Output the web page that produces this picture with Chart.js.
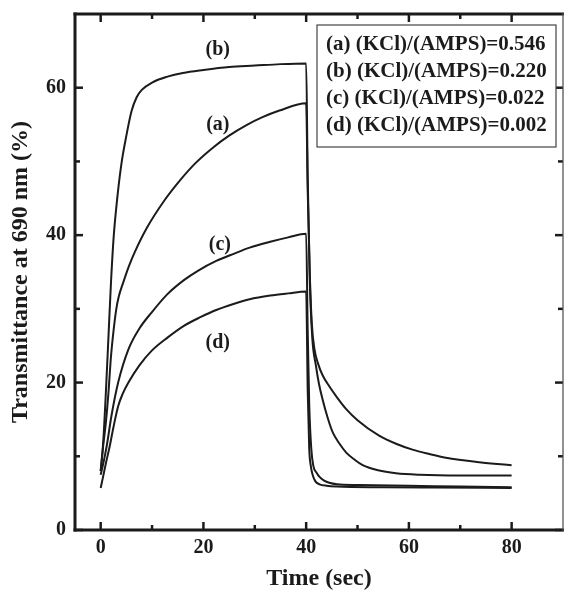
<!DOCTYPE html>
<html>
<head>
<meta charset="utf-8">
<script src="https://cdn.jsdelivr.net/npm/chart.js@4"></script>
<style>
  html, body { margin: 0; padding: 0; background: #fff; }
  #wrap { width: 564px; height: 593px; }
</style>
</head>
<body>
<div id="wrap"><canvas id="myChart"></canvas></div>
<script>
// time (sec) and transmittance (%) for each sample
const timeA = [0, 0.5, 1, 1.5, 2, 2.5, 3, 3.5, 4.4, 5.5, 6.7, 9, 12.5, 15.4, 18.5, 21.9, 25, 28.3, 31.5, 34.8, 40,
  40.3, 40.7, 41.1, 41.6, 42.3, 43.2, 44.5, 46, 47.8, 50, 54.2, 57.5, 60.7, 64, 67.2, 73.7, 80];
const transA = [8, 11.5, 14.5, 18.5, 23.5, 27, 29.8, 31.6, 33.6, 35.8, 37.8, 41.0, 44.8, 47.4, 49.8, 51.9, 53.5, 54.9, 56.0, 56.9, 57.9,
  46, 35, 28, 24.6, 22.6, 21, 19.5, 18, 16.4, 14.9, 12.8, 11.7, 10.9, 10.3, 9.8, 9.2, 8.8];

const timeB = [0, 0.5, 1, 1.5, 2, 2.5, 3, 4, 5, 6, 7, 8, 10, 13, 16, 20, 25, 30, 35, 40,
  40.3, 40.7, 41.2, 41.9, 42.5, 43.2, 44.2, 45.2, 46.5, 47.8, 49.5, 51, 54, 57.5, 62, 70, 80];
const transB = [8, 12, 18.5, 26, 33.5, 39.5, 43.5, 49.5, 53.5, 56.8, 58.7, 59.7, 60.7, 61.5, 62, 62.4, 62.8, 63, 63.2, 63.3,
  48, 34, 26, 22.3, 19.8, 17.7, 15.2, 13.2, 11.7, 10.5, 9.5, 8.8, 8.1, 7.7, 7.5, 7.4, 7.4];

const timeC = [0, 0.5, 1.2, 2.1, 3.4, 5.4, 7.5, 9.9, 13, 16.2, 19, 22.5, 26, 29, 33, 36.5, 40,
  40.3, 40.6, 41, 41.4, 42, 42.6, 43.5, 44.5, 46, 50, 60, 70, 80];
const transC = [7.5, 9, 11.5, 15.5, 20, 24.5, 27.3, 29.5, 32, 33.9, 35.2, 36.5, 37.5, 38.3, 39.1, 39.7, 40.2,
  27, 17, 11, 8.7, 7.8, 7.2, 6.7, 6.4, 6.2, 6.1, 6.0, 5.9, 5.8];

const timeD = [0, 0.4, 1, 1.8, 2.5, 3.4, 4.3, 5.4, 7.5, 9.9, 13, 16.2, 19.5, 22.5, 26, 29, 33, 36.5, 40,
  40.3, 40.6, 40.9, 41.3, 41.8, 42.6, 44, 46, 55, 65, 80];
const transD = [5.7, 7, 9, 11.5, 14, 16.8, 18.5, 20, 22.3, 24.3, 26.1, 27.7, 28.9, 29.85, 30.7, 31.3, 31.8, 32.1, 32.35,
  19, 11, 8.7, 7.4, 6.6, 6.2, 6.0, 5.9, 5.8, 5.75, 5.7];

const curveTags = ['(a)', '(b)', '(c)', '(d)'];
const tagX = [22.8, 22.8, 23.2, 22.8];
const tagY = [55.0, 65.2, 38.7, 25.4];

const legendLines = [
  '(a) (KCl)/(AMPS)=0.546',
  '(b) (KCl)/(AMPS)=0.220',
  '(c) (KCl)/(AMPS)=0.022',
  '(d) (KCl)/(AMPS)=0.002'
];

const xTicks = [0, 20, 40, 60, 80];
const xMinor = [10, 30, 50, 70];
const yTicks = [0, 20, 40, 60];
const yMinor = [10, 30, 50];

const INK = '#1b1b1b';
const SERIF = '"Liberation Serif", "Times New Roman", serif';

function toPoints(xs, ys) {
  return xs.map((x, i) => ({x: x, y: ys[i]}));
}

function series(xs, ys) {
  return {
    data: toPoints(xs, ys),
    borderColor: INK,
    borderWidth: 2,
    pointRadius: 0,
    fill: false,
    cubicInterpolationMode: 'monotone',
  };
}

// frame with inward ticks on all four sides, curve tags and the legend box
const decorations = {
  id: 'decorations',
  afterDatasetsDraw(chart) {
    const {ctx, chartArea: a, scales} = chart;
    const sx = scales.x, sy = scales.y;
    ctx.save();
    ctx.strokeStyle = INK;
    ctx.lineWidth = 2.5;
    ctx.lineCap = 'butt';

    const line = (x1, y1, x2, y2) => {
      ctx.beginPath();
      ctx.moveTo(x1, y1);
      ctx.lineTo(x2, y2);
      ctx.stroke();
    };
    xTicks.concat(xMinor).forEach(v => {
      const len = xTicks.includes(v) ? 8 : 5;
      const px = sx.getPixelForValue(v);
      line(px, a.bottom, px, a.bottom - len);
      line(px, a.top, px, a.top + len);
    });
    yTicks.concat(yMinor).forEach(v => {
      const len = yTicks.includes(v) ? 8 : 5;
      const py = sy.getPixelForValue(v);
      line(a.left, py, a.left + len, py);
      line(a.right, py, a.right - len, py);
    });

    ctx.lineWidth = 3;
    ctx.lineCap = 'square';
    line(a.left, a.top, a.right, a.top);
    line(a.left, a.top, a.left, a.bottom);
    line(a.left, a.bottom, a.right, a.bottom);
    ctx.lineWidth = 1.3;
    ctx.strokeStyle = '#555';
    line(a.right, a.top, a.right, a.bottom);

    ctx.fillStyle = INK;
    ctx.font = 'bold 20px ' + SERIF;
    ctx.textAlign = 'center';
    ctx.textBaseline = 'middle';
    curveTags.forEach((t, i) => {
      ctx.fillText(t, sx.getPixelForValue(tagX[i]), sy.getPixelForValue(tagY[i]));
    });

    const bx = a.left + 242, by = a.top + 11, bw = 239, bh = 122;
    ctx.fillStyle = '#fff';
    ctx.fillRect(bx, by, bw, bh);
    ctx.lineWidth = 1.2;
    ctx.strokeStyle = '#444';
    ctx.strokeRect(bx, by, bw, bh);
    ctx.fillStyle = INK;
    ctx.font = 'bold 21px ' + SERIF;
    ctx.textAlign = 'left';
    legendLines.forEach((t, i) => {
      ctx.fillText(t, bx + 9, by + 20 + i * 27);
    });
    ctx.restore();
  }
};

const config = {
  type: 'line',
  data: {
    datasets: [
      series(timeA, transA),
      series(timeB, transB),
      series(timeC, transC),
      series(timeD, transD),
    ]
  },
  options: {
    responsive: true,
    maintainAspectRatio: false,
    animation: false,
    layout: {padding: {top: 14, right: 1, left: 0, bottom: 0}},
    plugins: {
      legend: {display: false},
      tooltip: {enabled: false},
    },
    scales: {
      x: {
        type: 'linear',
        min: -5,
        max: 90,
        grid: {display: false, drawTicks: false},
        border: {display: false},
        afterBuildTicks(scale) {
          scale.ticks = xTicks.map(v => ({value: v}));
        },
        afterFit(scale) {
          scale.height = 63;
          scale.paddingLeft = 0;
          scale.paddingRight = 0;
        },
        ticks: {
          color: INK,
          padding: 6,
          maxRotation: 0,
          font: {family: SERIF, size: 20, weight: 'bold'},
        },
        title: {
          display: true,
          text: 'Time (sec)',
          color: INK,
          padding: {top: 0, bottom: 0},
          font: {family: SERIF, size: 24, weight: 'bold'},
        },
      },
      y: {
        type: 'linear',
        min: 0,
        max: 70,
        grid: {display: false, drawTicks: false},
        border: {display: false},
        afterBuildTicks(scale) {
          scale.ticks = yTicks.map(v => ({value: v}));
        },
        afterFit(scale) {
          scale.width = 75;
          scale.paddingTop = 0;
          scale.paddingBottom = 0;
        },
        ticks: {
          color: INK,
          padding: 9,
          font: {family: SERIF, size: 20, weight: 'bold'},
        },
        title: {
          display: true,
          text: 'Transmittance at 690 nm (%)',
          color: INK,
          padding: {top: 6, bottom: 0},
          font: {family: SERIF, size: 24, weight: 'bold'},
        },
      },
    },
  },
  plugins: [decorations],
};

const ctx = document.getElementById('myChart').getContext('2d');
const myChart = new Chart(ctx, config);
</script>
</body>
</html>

+ + +

## [What you need to do]
Extract the lines exactly, please: the first line of the listing, the line with "7.5, 7.4, 7.4];", and every line between them, but no pictures.

## [Task solution]
Output the web page that produces this picture with Chart.js.
<!DOCTYPE html>
<html>
<head>
<meta charset="utf-8">
<script src="https://cdn.jsdelivr.net/npm/chart.js@4"></script>
<style>
  html, body { margin: 0; padding: 0; background: #fff; }
  #wrap { width: 564px; height: 593px; }
</style>
</head>
<body>
<div id="wrap"><canvas id="myChart"></canvas></div>
<script>
// time (sec) and transmittance (%) for each sample
const timeA = [0, 0.5, 1, 1.5, 2, 2.5, 3, 3.5, 4.4, 5.5, 6.7, 9, 12.5, 15.4, 18.5, 21.9, 25, 28.3, 31.5, 34.8, 40,
  40.3, 40.7, 41.1, 41.6, 42.3, 43.2, 44.5, 46, 47.8, 50, 54.2, 57.5, 60.7, 64, 67.2, 73.7, 80];
const transA = [8, 11.5, 14.5, 18.5, 23.5, 27, 29.8, 31.6, 33.6, 35.8, 37.8, 41.0, 44.8, 47.4, 49.8, 51.9, 53.5, 54.9, 56.0, 56.9, 57.9,
  46, 35, 28, 24.6, 22.6, 21, 19.5, 18, 16.4, 14.9, 12.8, 11.7, 10.9, 10.3, 9.8, 9.2, 8.8];

const timeB = [0, 0.5, 1, 1.5, 2, 2.5, 3, 4, 5, 6, 7, 8, 10, 13, 16, 20, 25, 30, 35, 40,
  40.3, 40.7, 41.2, 41.9, 42.5, 43.2, 44.2, 45.2, 46.5, 47.8, 49.5, 51, 54, 57.5, 62, 70, 80];
const transB = [8, 12, 18.5, 26, 33.5, 39.5, 43.5, 49.5, 53.5, 56.8, 58.7, 59.7, 60.7, 61.5, 62, 62.4, 62.8, 63, 63.2, 63.3,
  48, 34, 26, 22.3, 19.8, 17.7, 15.2, 13.2, 11.7, 10.5, 9.5, 8.8, 8.1, 7.7, 7.5, 7.4, 7.4];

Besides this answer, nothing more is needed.